See also the data model reference.

UUID

Each Folder, Twig and Url is uniquely identified by a UUID associated with it.

Callbacks can use this id to know which node they need to update in the database, eg: in DataRetriever.fetch_url()

We might want to find a way to add data to the DB without callback, maybe by passing the path where to store the resulting data (check https://sopherapps.github.io/pydantic-redis/ for inspiration?).

It is also used to identify objects in the semantic models.

As we would like to have UUIDs on more, potentially small, objects but do not want to bloat the database with too many UUIDs, we propose the following scheme to attribute UUIDs to member components of a object with an UUID:

Warning

At the moment the following is not yet implemented, UUIDs are regular UUIDv4.

The uuid is composed of 96 random bits and 32 bits of indexing data, which point to member objects of the main object. The format of these bits can vary for each object individually.

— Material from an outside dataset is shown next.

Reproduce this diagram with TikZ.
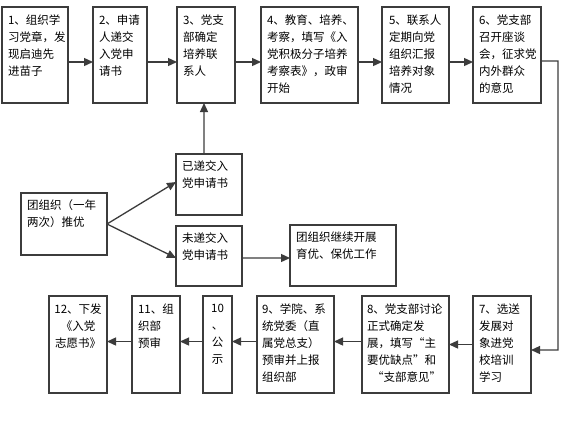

Out of those 32 bits, the first 8 is an index of a property of the object, and the other 24 serve as sub-indexing purposes, like for chunking, arrays, etc.

for Url:

  • 01000000: url.info

  • 02000000: url.content

  • 02000001: url.content, 1st chunk

  • 02000002: url.content, 2nd chunk

  • 03000000: url.semantic

The Task system

Some time-consuming tasks will not be performed by the main Magpie GUI app but will be delegated to some helper worker processes. When those workers finish their work, we fetch the results from the queue system and need to be notified in the main app so we can update the database with the results we just fetched.

We are using the Celery task queue system.

The main user of the task system is the DataRetriever

The DataRetriever can perform multiple tasks on the database through the use of Fetcher plugins, like:

  • identify a URL and find an associated fetcher that is able to retrieve more specific information

  • extract information purely from the URL

  • extract additional content for specific content type

  • extract semantic information for specific URLs

  • expand the database by creating new twigs or adding related URLs to pre-existing twigs

Fetcher plugins

the identification of the specific link type and the retrieval of specific attributes is done through a plugin system.

Each plugin declares whether it can handle a specific URL (through its match() method) and if so, implements as many content extraction methods as possible. It should also define an Info class and/or a Content class that they will return as result of calling their extract_info() and fetch_additional_info() methods.

Each fetcher plugin needs to implement the following interface: DataFetcher.

These plugins implement each method synchronously (ie: as simple as possible, they have no knowledge of the task queue system). It is the DataRetriever that will send tasks wrapping calls to the plugins to the task queue system.

Task execution monitoring

After submitting a task to the task queue system, our job might not necessarily be done. In particular, often times we will want to get back the result of the computation and store it in the database, so we need a way to be notified back in the app when one of the workers finishes executing a task.

This is handled by the task monitor system, which allows us to submits tasks to the queue while registering a callback to be called upon completion of said task.